◆ **TASK TO CARRY OUT**: Identify and reproduce every line holding the string "that".

━━━━━━━━━━━━━━━━━━━━

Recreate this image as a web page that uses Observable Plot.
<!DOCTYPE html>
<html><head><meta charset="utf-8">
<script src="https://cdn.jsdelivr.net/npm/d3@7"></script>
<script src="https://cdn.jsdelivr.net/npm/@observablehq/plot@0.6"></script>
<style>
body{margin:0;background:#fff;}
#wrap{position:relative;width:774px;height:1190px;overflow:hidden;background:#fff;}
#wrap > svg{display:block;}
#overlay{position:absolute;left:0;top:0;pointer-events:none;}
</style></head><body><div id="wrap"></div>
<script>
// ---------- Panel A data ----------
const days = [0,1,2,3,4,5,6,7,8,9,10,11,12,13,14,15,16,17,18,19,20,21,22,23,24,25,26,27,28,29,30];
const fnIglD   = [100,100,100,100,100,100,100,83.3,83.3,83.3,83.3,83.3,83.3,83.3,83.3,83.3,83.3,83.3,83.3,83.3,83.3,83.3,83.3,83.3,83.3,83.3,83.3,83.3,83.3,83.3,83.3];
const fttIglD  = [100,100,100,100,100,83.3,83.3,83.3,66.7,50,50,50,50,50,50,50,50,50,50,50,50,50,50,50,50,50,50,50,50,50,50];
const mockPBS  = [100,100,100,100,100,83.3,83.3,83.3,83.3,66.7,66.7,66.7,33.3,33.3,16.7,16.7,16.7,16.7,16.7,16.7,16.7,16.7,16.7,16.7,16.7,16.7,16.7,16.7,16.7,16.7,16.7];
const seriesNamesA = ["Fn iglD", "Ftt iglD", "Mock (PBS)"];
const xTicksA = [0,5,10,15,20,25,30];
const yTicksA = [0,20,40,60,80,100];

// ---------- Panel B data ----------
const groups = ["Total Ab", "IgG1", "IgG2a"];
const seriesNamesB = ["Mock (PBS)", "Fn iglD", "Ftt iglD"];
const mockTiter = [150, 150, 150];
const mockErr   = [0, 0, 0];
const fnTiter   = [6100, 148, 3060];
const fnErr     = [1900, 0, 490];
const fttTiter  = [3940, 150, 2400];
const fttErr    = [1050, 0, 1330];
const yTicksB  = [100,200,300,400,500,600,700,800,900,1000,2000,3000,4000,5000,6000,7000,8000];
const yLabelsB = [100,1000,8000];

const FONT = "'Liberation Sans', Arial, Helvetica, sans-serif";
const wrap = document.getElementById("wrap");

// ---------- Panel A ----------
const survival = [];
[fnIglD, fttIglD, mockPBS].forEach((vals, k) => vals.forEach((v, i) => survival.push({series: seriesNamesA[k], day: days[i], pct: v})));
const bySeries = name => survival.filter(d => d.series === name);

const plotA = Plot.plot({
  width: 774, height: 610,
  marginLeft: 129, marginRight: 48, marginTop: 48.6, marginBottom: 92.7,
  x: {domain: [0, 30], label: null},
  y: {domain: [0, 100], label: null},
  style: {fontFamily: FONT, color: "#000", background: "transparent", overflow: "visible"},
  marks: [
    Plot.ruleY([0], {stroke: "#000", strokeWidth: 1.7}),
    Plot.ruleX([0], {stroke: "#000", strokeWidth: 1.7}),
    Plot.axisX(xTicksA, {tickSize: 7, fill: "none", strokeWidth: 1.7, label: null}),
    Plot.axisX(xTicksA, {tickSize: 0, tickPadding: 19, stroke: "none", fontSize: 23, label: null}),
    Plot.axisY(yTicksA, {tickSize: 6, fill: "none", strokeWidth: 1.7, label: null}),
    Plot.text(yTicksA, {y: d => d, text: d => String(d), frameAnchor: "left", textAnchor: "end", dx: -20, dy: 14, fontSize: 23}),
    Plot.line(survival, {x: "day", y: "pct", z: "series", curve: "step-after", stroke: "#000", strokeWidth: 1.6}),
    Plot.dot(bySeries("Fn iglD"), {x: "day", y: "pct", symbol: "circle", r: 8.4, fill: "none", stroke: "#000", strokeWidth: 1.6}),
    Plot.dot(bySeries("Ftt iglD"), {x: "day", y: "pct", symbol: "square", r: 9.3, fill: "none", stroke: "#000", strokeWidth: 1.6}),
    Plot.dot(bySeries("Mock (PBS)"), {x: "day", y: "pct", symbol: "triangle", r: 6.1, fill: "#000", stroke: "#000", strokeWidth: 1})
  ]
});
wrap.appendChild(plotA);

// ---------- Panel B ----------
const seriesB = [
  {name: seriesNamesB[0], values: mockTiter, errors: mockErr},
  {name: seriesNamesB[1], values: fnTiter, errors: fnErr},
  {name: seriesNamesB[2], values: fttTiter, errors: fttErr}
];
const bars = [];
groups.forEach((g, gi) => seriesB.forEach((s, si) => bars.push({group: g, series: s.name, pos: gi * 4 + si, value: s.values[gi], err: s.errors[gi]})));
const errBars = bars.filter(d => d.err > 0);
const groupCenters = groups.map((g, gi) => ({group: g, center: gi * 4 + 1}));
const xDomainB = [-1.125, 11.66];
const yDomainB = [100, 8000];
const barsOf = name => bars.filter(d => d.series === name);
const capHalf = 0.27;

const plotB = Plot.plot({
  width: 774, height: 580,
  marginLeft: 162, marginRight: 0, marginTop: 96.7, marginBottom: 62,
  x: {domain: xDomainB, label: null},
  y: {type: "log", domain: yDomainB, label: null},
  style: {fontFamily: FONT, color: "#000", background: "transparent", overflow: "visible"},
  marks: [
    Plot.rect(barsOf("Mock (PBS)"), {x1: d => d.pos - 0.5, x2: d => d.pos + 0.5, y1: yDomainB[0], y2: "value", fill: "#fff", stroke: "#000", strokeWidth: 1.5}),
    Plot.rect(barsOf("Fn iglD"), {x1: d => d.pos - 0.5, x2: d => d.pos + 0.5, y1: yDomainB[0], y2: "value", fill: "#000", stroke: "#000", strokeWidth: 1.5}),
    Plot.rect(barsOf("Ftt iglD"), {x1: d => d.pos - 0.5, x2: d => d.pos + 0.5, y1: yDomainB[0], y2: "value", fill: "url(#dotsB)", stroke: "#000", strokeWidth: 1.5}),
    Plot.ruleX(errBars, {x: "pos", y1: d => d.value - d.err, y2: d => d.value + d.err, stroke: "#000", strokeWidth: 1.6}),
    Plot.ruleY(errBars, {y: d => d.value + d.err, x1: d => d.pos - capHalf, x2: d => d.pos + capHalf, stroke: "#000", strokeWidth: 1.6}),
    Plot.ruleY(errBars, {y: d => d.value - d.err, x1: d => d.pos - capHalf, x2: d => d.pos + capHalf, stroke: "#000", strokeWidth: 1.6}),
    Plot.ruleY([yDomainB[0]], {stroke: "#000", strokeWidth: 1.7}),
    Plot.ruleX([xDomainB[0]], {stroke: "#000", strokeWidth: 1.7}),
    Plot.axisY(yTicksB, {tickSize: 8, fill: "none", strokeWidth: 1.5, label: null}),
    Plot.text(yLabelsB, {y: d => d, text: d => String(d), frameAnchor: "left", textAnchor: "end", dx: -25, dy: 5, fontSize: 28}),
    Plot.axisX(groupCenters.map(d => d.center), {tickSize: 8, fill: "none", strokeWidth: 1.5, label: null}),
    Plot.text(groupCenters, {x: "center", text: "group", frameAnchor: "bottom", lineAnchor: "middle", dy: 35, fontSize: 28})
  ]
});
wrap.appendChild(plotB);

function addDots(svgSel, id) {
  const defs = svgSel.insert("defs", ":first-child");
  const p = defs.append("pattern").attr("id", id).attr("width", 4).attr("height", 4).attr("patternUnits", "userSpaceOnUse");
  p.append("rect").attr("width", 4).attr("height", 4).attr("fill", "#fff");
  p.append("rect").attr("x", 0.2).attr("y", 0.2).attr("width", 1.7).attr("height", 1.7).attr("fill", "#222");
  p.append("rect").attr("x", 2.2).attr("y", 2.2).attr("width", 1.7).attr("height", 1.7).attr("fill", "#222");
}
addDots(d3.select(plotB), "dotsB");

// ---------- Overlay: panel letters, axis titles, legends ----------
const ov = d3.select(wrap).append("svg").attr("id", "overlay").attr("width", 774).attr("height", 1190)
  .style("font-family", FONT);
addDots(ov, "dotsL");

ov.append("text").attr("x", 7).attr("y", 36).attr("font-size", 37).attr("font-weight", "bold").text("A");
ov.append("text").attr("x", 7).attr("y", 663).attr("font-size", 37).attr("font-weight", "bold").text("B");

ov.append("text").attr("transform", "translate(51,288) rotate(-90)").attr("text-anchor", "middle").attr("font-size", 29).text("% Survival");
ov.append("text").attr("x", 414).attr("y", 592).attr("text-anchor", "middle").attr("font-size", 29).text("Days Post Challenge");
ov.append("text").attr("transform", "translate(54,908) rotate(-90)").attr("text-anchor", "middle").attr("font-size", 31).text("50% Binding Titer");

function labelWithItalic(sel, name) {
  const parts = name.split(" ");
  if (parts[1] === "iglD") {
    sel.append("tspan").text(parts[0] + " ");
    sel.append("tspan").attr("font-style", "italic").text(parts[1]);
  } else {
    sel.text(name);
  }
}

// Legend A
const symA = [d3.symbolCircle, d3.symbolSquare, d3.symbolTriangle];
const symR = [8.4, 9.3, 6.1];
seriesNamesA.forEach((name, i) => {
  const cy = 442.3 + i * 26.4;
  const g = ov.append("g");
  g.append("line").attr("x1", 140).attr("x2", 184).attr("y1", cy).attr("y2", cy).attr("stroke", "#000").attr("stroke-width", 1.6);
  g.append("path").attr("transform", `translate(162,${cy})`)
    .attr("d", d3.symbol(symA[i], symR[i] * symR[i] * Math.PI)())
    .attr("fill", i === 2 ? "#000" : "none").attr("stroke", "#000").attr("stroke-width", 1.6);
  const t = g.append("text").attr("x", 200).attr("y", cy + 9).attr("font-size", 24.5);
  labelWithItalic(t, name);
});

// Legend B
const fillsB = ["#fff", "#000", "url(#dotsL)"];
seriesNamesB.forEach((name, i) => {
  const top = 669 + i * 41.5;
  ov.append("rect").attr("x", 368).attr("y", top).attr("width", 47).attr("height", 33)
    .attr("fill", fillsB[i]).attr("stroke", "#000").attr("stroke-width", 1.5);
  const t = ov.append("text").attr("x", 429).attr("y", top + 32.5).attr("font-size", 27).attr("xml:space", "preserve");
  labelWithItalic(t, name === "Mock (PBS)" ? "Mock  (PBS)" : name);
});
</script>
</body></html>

━━━━━━━━━━━━━━━━━━━━

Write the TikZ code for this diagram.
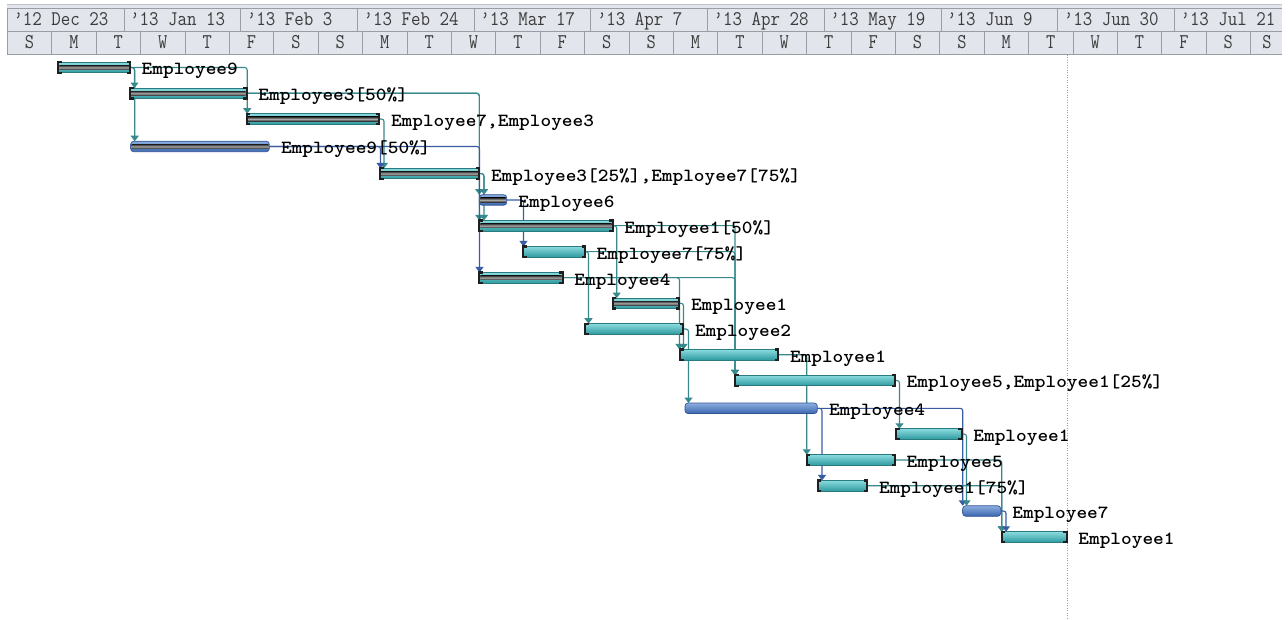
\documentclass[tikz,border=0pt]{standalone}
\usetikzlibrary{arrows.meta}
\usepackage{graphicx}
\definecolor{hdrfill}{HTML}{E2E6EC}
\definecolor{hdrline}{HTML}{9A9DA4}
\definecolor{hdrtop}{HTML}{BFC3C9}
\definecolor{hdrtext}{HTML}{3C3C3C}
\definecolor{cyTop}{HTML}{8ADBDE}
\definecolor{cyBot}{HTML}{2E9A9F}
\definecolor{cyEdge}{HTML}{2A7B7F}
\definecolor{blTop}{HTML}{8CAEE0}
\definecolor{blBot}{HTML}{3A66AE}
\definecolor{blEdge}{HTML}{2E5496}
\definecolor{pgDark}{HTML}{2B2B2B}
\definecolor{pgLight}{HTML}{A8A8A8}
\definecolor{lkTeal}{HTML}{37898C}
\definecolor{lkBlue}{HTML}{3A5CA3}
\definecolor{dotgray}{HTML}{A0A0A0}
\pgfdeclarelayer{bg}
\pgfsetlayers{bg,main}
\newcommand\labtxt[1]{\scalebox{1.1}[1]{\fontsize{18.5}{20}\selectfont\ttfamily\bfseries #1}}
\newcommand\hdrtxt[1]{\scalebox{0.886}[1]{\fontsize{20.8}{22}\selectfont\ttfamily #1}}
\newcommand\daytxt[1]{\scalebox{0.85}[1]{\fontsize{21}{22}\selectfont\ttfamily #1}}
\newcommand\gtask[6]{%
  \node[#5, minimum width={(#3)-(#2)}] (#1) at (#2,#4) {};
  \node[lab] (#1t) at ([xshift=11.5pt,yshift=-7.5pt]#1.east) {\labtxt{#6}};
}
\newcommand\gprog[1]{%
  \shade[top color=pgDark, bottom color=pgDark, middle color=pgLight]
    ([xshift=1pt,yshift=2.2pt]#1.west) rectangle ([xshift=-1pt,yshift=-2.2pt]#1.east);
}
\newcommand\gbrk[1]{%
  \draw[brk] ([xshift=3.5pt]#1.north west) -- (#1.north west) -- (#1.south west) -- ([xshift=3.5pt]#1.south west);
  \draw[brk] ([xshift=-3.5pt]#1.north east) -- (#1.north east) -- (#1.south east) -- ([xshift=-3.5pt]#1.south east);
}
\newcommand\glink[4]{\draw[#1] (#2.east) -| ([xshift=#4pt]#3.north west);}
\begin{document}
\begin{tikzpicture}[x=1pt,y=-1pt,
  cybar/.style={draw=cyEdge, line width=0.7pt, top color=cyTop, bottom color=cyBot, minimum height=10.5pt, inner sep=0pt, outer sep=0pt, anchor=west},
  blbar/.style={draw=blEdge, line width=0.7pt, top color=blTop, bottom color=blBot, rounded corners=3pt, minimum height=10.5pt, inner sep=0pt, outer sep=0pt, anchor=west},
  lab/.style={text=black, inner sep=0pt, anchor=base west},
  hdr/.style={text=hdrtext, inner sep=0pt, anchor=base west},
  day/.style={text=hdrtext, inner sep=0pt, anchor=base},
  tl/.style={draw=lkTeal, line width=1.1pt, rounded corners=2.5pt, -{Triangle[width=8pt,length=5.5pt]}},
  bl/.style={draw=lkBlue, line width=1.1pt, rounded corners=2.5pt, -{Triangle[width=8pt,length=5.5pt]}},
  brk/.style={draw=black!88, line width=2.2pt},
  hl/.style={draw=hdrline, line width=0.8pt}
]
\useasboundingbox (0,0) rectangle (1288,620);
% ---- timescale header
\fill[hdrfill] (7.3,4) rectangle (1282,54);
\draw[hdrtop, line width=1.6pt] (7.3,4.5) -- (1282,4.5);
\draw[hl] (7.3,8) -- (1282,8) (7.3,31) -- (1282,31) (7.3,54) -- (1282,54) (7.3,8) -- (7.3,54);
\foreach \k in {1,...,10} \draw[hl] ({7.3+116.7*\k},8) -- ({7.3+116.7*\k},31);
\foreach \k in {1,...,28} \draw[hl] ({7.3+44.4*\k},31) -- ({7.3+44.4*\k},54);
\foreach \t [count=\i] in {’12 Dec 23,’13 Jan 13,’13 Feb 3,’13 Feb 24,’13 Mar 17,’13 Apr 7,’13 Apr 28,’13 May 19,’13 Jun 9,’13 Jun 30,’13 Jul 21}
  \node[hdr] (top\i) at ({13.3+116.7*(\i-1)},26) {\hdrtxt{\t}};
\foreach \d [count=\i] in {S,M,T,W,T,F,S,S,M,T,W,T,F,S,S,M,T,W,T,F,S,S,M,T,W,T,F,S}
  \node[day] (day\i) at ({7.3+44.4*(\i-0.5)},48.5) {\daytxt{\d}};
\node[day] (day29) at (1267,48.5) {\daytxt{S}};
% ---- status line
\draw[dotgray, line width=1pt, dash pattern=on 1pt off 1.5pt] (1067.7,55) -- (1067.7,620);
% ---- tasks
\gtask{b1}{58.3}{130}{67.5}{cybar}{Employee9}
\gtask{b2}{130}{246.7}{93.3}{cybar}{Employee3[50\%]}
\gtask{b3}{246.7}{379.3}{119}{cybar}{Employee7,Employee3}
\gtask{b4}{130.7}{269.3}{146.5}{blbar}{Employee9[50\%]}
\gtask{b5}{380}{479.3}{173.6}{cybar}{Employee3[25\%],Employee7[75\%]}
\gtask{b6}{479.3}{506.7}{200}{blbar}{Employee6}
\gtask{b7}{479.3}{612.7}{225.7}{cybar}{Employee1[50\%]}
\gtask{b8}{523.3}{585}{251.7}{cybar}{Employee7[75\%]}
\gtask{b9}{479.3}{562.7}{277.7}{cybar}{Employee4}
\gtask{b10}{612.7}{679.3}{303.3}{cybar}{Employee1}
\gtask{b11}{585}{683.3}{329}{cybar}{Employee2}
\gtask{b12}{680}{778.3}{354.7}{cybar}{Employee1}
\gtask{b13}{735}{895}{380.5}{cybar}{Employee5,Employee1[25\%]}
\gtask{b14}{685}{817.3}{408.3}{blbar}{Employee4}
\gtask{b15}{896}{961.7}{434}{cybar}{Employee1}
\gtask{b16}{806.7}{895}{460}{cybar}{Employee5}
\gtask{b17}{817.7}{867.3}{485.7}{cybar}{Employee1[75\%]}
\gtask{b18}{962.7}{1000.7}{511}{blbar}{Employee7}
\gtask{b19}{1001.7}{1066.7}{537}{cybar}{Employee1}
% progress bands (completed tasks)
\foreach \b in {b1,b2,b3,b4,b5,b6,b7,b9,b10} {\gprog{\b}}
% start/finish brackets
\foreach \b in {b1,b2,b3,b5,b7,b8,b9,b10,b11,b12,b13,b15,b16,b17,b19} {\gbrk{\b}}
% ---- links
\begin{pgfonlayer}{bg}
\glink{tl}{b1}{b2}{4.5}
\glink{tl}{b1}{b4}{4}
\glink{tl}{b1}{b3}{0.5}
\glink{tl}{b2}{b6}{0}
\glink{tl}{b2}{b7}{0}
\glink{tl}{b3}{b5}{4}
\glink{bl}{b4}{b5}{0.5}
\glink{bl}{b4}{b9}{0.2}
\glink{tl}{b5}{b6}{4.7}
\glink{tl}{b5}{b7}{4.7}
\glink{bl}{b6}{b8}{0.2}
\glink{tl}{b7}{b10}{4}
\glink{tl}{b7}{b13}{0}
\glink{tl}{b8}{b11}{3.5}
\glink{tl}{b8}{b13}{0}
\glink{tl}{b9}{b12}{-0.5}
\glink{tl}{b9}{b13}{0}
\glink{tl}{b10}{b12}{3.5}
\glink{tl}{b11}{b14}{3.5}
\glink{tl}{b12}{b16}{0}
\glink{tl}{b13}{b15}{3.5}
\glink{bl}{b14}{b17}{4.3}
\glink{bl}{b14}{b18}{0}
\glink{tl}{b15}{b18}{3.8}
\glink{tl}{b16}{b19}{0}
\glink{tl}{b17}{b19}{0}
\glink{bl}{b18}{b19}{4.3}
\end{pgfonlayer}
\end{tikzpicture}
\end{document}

━━━━━━━━━━━━━━━━━━━━

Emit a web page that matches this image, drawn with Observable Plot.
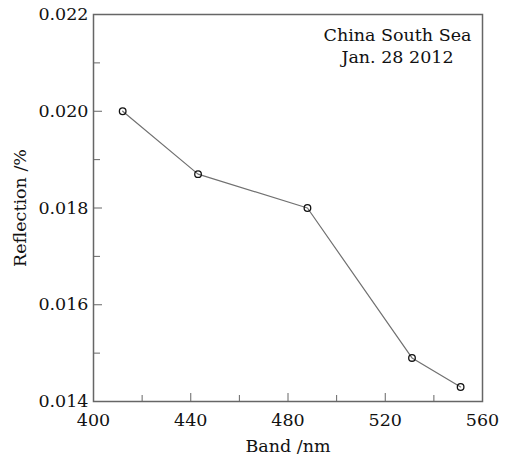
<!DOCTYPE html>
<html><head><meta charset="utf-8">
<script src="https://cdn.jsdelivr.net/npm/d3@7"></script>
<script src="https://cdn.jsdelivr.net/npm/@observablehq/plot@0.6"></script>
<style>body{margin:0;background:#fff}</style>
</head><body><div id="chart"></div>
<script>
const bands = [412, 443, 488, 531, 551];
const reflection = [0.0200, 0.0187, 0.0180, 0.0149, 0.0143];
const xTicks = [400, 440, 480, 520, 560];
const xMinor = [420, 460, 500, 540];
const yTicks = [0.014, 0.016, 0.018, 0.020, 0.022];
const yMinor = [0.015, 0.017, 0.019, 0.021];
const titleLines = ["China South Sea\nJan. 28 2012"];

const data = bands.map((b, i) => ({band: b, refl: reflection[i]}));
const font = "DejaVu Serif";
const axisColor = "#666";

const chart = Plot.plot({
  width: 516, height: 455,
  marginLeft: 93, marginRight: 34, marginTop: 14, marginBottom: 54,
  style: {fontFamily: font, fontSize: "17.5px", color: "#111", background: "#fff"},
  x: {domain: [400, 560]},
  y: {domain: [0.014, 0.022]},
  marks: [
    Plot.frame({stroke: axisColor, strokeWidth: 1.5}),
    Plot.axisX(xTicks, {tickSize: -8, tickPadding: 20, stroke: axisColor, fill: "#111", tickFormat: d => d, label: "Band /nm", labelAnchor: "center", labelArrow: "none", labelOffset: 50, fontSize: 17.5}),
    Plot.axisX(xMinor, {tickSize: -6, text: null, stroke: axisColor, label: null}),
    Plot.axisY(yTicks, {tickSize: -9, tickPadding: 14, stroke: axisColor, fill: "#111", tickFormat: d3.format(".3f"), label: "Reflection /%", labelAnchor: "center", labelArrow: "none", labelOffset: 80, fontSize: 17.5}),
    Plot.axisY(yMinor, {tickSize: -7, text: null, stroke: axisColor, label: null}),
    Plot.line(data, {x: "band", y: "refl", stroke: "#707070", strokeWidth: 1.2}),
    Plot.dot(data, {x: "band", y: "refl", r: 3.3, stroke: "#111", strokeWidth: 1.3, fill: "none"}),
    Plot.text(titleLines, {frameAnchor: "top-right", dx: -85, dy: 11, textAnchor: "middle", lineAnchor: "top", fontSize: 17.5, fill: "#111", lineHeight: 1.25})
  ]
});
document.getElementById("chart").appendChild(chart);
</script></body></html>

━━━━━━━━━━━━━━━━━━━━

◆ **EXPECTED ANSWER**:
Recreate this image as a web page that uses Observable Plot.
Emit a web page that matches this image, drawn with Observable Plot.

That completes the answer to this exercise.